6) Difficulties and success factors

At the beginning of the project implementation, the Korean government faced resistance from some of the city/district governments, largely those belonging to Seoul metropolitan government. Since they had already deeply involved in developing the IT applications in various work areas, they were not willing to be part of the centrally developed system. Without the participation of those local governments in Seoul, however, the LGIN would not have yielded enough benefits in terms of CBP and interoperability of work flows across city/district governments. The trouble had been overcome:

– by the leadership of the ministry of the Korean government in charge of local government administrations;

– by the budgetary incentives provided by the informatization fund;

– by the Seoul government officials who had been recognized of the critical importance of the LGIN based on the CBP issues, and so on.

As the most IT application projects did, the LGIN also had come across the issue of how to fund the large investment required to develop the applications for 21 work areas and to implement them in 234 city/district governments. While the pilot projects had been paid by the informatization fund, the resources for each of the two stage projects had been mobilized by the central and local governments in appropriately- charged proportion. The proportion had been arranged not only by the rules prepared by the national budget office, but by the policy debate taking place among the members of the Special Committee for e-government.

Since the LGIN system was supposed to significantly transform the way the local officials handle their daily businesses, they were reluctant to accept the new and unfamiliar system. In addition, they sometimes feel the fear that their jobs might be taken away by the system. In order to reduce this type of psychological burdens, the project developed training programs for the local government officials to get accustomed to the new system, along with the job shifting opportunities for those who might have to be at risk of layoffs.

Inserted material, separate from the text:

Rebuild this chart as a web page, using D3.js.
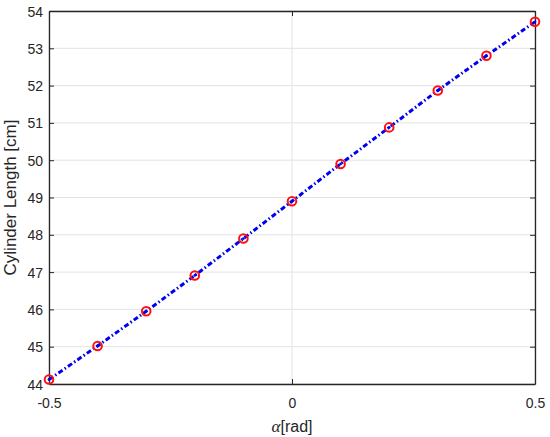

Since the LGIN project required a large scale investment for the whole of 234 city/district governments, the possible failure of the project could bring about an unimaginable amount of loss. Therefore, it was decided to follow the two stage process of implementation preceded by the pilot program. In the pilot program, five city/district governments had been selected to implement the project in 10 work areas in advance. Errors and inconveniences had been detected in the course of developing and implementing the system in the selected local governments.

The political environments during the time of project implementation made major contributions to the success of the LGIN project. Leaders in the political arena as well as in the central and local government recognized the significance of the IT applications in the public management and strongly supported the project by financing and providing favourable coordination in enacting and updating the laws and regulations required for the LGIN system to take effect.

7) Lessons learned for the developing countries

The LGIN system is necessary for e-government applications of the central government to take full effects, since various public services arranged at the central level are supposed to be distributed via the corresponding channels of local governments.

The success factors for the project identified above line up as lessons learned from our experience of project implementation. The LGIN system was able to achieve the current level of success by responding effectively to the issues summarized as follows:

– how to settle down the dispute on the project among the organizations at stake;

– how to finance the project and distribute the cost among local and central governments;

– how to deal with the psychological burdens for those who accept the new technical system and their potential fear over job insecurity;

– how to avoid a big loss from potential failure due to the complicated implementation processes and large scale of nation-wide project;

– how to obtain the support from the political and governmental leadership in order to get favourable conditions for financing and revising relevant laws and regulations, and so on.

The issues raised above had been settled down in the course of project implementation as discussed previously.